There is a particular sadness to a launch that worked. The day it ships, everything points up: the traffic, the messages, the founder's own certainty that the hard part is finally behind them. Six weeks later the graph has found its true level, which is lower, and no one can say exactly when the air went out of it.
The launches that hold altitude are not louder than the rest. They are built so that the things which lifted them do not all depend on the founder's attention — the one resource guaranteed to run out.
A launch concentrates a year of work into a single week of weather. The spike is real, but it is borrowed: it runs on novelty, on goodwill, on the founder answering every message by hand. None of those three renews on its own. When they fade together, the fall feels like failure — when it is only the weather clearing.
The mistake is to read the peak as the altitude. The peak is the energy of arrival. Altitude is what is left standing the morning the energy is gone.
Three structures tend to be present in the launches that stay up. A brand that keeps speaking in the founder's voice once the founder has gone quiet. A site that still closes the case after launch-week traffic has moved on. And a position narrow enough that the company is not re-explaining itself to every new arrival.

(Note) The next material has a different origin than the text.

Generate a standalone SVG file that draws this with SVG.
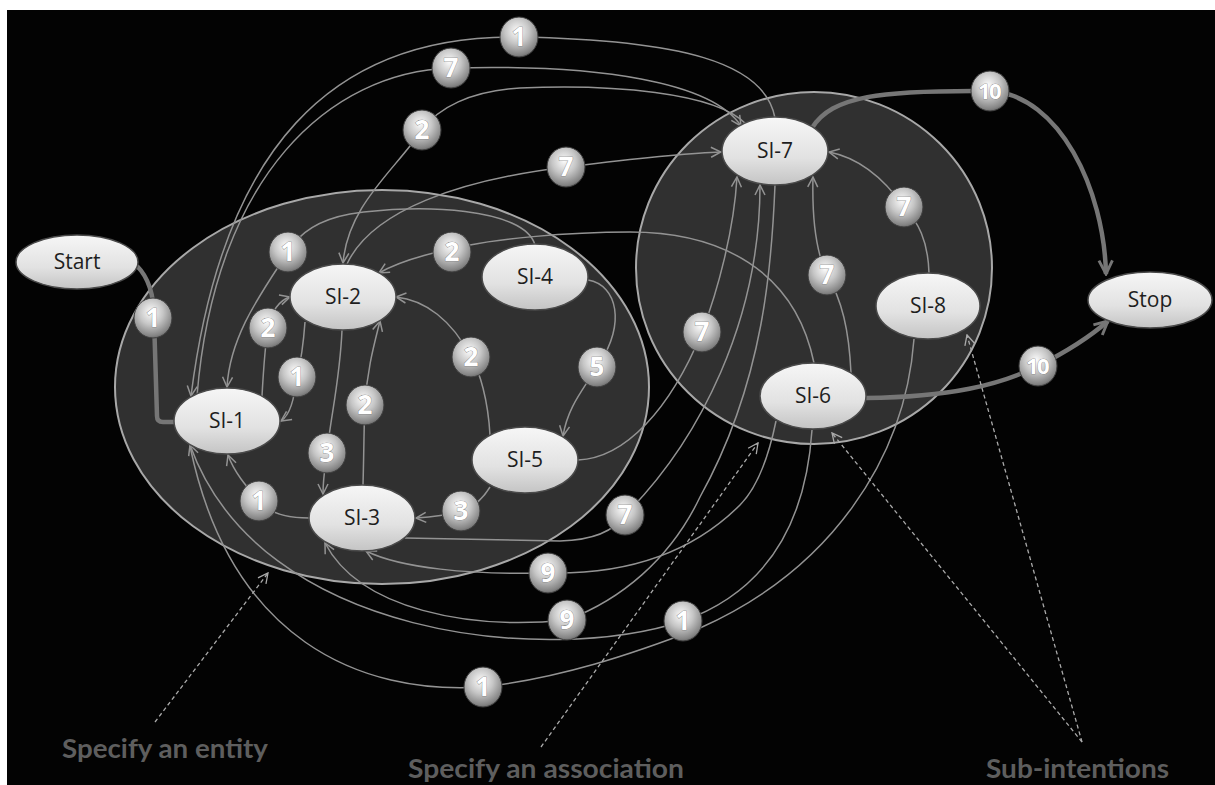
<svg xmlns="http://www.w3.org/2000/svg" width="1215" height="785" viewBox="0 0 1215 785">
<style>
.e{fill:none;stroke:#939393;stroke-width:1.5}
.t{fill:none;stroke:#767676;stroke-width:4.5}
.d{fill:none;stroke:#aaaaaa;stroke-width:1.3;stroke-dasharray:4 3}
.grp{fill:#303030;stroke:#a8a8a8;stroke-width:2}
.nd{fill:url(#ng);stroke:#4a4a4a;stroke-width:1.5}
.nl{font-family:"Open Sans","DejaVu Sans",sans-serif;font-size:21px;fill:#1e1e1e;text-anchor:middle}
.bb{fill:url(#bg);stroke:#3c3c3c;stroke-width:1}
.bl{font-family:"Open Sans","DejaVu Sans",sans-serif;font-size:26px;font-weight:bold;fill:#ffffff;text-anchor:middle;stroke:#6a6a6a;stroke-width:0.6;paint-order:stroke}
.ten{font-size:22px;letter-spacing:-1.5px}
.cap{font-family:Lato,"Open Sans",sans-serif;font-size:26px;font-weight:bold;fill:#5e5e5e}
</style>
<defs>
<linearGradient id="ng" x1="0" y1="0" x2="0" y2="1"><stop offset="0" stop-color="#f6f6f6"/><stop offset="0.6" stop-color="#e2e2e2"/><stop offset="1" stop-color="#c4c4c4"/></linearGradient>
<radialGradient id="bg" cx="0.45" cy="0.35" r="0.7"><stop offset="0" stop-color="#fbfbfb"/><stop offset="0.45" stop-color="#c6c6c6"/><stop offset="0.85" stop-color="#858585"/><stop offset="1" stop-color="#5c5c5c"/></radialGradient>
<marker id="arr" viewBox="0 0 12 12" refX="11" refY="6" markerWidth="12" markerHeight="12" markerUnits="userSpaceOnUse" orient="auto"><path d="M1,1 L11,6 L1,11" fill="none" stroke="#939393" stroke-width="1.5"/></marker>
<marker id="arrT" viewBox="0 0 16 16" refX="14" refY="8" markerWidth="18" markerHeight="18" markerUnits="userSpaceOnUse" orient="auto"><path d="M2,2 L14,8 L2,14" fill="none" stroke="#767676" stroke-width="2.6"/></marker>
<marker id="arrD" viewBox="0 0 12 12" refX="11" refY="6" markerWidth="12" markerHeight="12" markerUnits="userSpaceOnUse" orient="auto"><path d="M1,1 L11,6 L1,11" fill="none" stroke="#aaaaaa" stroke-width="1.3"/></marker>
</defs>
<rect x="0" y="0" width="1215" height="785" fill="#ffffff"/>
<rect x="7" y="10" width="1208" height="775" fill="#030303"/>
<g id="entity-area"><ellipse class="grp" cx="382" cy="387" rx="267" ry="197"/></g>
<g id="association-area"><ellipse class="grp" cx="814" cy="268" rx="178" ry="176"/></g>
<g id="connectors">
<path class="e" marker-end="url(#arr)" d="M775,118 C765,62 680,40 519,37 C330,34 222,150 191,396"/>
<path class="e" marker-end="url(#arr)" d="M197,396 C215,175 330,72 451,68 C600,64 712,82 741,126"/>
<path class="e" marker-end="url(#arr)" d="M746,124 C715,92 610,84 520,88 C470,91 438,108 422,130 C395,170 348,205 343,263"/>
<path class="e" marker-end="url(#arr)" d="M347,264 C372,210 460,180 566,167 C625,160 680,153 721,152"/>
<path class="e" marker-end="url(#arr)" d="M535,245 C525,208 420,203 350,214 C312,221 296,238 288,252 C262,292 230,335 227,387"/>
<path class="e" marker-end="url(#arr)" d="M814,363 C795,270 720,232 630,232 C560,232 495,240 470,245 C445,250 405,258 379,273"/>
<path class="e" marker-end="url(#arr)" d="M262,396 C264,360 266,340 268,328 C272,310 280,300 290,297"/>
<path class="e" marker-end="url(#arr)" d="M305,322 C303,350 300,365 297,377 C294,400 290,415 281,421"/>
<path class="e" marker-end="url(#arr)" d="M342,330 C340,380 330,420 327,453 C325,468 323,478 323,494"/>
<path class="e" marker-end="url(#arr)" d="M363,485 C364,450 364,420 365,405 C367,370 374,345 380,321"/>
<path class="e" marker-end="url(#arr)" d="M490,435 C488,400 480,372 471,357 C452,320 425,300 396,297"/>
<path class="e" marker-end="url(#arr)" d="M588,280 C618,285 625,325 600,362 C585,388 568,405 563,436"/>
<path class="e" marker-end="url(#arr)" d="M490,487 C482,500 472,508 461,511 C447,515 432,517 416,518"/>
<path class="e" marker-end="url(#arr)" d="M309,518 C285,518 268,512 259,501 C246,486 234,472 228,455"/>
<path class="e" marker-end="url(#arr)" d="M405,538 L560,541 C595,540 615,530 625,515 C700,440 760,320 760,185"/>
<path class="e" marker-end="url(#arr)" d="M578,460 C625,458 670,410 702,332 C718,290 734,230 737,177"/>
<path class="e" marker-end="url(#arr)" d="M851,373 C849,330 842,300 827,275 C815,250 812,215 813,177"/>
<path class="e" marker-end="url(#arr)" d="M929,273 C928,240 918,222 904,207 C885,180 860,158 829,152"/>
<path class="e" marker-end="url(#arr)" d="M775,185 C772,260 765,380 700,497 C670,560 620,600 567,620 C470,630 360,610 325,543"/>
<path class="e" marker-end="url(#arr)" d="M776,421 C768,460 755,490 740,505 C700,545 640,575 548,573 C470,575 400,568 366,551"/>
<path class="e" marker-end="url(#arr)" d="M812,430 C806,520 770,590 683,621 C550,665 260,640 190,445"/>
<path class="e" d="M914,339 C905,460 830,570 700,628 C630,655 560,678 483,687 C360,695 230,640 190,446"/>
<path class="t" d="M137,266 C151,280 154,300 154,318 L157,416 Q157,422 163,422 L176,422"/>
<path class="t" marker-end="url(#arrT)" d="M812,128 C832,96 880,90 990,91 C1060,95 1104,190 1106,274"/>
<path class="t" marker-end="url(#arrT)" d="M866,398 C950,397 1000,385 1038,366 C1070,350 1092,335 1108,321"/>
</g>
<g id="start"><ellipse class="nd" cx="77" cy="262" rx="61" ry="27"/><text class="nl" x="77" y="269">Start</text></g>
<g id="si-1"><ellipse class="nd" cx="227" cy="421" rx="53" ry="33"/><text class="nl" x="227" y="428">SI-1</text></g>
<g id="si-2"><ellipse class="nd" cx="343" cy="297" rx="53" ry="33"/><text class="nl" x="343" y="304">SI-2</text></g>
<g id="si-3"><ellipse class="nd" cx="362" cy="518" rx="53" ry="33"/><text class="nl" x="362" y="525">SI-3</text></g>
<g id="si-4"><ellipse class="nd" cx="535" cy="277" rx="53" ry="33"/><text class="nl" x="535" y="284">SI-4</text></g>
<g id="si-5"><ellipse class="nd" cx="525" cy="460" rx="53" ry="33"/><text class="nl" x="525" y="467">SI-5</text></g>
<g id="si-6"><ellipse class="nd" cx="813" cy="396" rx="53" ry="33"/><text class="nl" x="813" y="403">SI-6</text></g>
<g id="si-7"><ellipse class="nd" cx="775" cy="151" rx="53" ry="34"/><text class="nl" x="775" y="158">SI-7</text></g>
<g id="si-8"><ellipse class="nd" cx="928" cy="306" rx="52" ry="33"/><text class="nl" x="928" y="313">SI-8</text></g>
<g id="stop"><ellipse class="nd" cx="1150" cy="300" rx="62" ry="28"/><text class="nl" x="1150" y="307">Stop</text></g>
<g id="badges">
<g><ellipse class="bb" cx="153" cy="318" rx="19" ry="20"/><text class="bl" x="153" y="327">1</text></g>
<g><ellipse class="bb" cx="288" cy="252" rx="19" ry="20"/><text class="bl" x="288" y="261">1</text></g>
<g><ellipse class="bb" cx="452" cy="252" rx="19" ry="20"/><text class="bl" x="452" y="261">2</text></g>
<g><ellipse class="bb" cx="268" cy="328" rx="19" ry="20"/><text class="bl" x="268" y="337">2</text></g>
<g><ellipse class="bb" cx="297" cy="377" rx="19" ry="20"/><text class="bl" x="297" y="386">1</text></g>
<g><ellipse class="bb" cx="365" cy="405" rx="19" ry="20"/><text class="bl" x="365" y="414">2</text></g>
<g><ellipse class="bb" cx="327" cy="453" rx="19" ry="20"/><text class="bl" x="327" y="462">3</text></g>
<g><ellipse class="bb" cx="471" cy="357" rx="19" ry="20"/><text class="bl" x="471" y="366">2</text></g>
<g><ellipse class="bb" cx="597" cy="367" rx="19" ry="20"/><text class="bl" x="597" y="376">5</text></g>
<g><ellipse class="bb" cx="461" cy="511" rx="19" ry="20"/><text class="bl" x="461" y="520">3</text></g>
<g><ellipse class="bb" cx="259" cy="501" rx="19" ry="20"/><text class="bl" x="259" y="510">1</text></g>
<g><ellipse class="bb" cx="625" cy="515" rx="19" ry="20"/><text class="bl" x="625" y="524">7</text></g>
<g><ellipse class="bb" cx="548" cy="573" rx="19" ry="20"/><text class="bl" x="548" y="582">9</text></g>
<g><ellipse class="bb" cx="567" cy="620" rx="19" ry="20"/><text class="bl" x="567" y="629">9</text></g>
<g><ellipse class="bb" cx="683" cy="621" rx="19" ry="20"/><text class="bl" x="683" y="630">1</text></g>
<g><ellipse class="bb" cx="483" cy="687" rx="19" ry="20"/><text class="bl" x="483" y="696">1</text></g>
<g><ellipse class="bb" cx="519" cy="37" rx="19" ry="20"/><text class="bl" x="519" y="46">1</text></g>
<g><ellipse class="bb" cx="451" cy="68" rx="19" ry="20"/><text class="bl" x="451" y="77">7</text></g>
<g><ellipse class="bb" cx="422" cy="130" rx="19" ry="20"/><text class="bl" x="422" y="139">2</text></g>
<g><ellipse class="bb" cx="566" cy="167" rx="19" ry="20"/><text class="bl" x="566" y="176">7</text></g>
<g><ellipse class="bb" cx="702" cy="332" rx="19" ry="20"/><text class="bl" x="702" y="341">7</text></g>
<g><ellipse class="bb" cx="827" cy="275" rx="19" ry="20"/><text class="bl" x="827" y="284">7</text></g>
<g><ellipse class="bb" cx="904" cy="207" rx="19" ry="20"/><text class="bl" x="904" y="216">7</text></g>
<g><ellipse class="bb" cx="990" cy="91" rx="19" ry="20"/><text class="bl ten" x="989" y="99">10</text></g>
<g><ellipse class="bb" cx="1038" cy="366" rx="19" ry="20"/><text class="bl ten" x="1037" y="374">10</text></g>
</g>
<g id="annotations">
<path class="d" marker-end="url(#arrD)" d="M155,722 L268,573"/>
<path class="d" marker-end="url(#arrD)" d="M541,747 L758,443"/>
<path class="d" marker-end="url(#arrD)" d="M1082,742 L832,433"/>
<path class="d" marker-end="url(#arrD)" d="M1082,742 L967,335"/>
<text class="cap" x="62" y="758" textLength="206" lengthAdjust="spacingAndGlyphs">Specify an entity</text>
<text class="cap" x="408" y="778" textLength="276" lengthAdjust="spacingAndGlyphs">Specify an association</text>
<text class="cap" x="986" y="778" textLength="183" lengthAdjust="spacingAndGlyphs">Sub-intentions</text>
</g>
</svg>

Each one does the same quiet job: it converts attention you had once into attention you keep. What lifts a company and what sustains it are rarely the same machine — and the second is the one almost no one builds before they need it.
Height is a moment; staying up is a practice.
None of this is glamorous, and none of it photographs well. It is maintenance — and maintenance is what altitude actually is. The work is not getting off the ground; a good week and a loud day will do that. The work is the long, unremarkable business of refusing to come down.
Anyone can be lifted. To stay aloft is to have built, before the noise, the few plain things that hold once the noise is gone.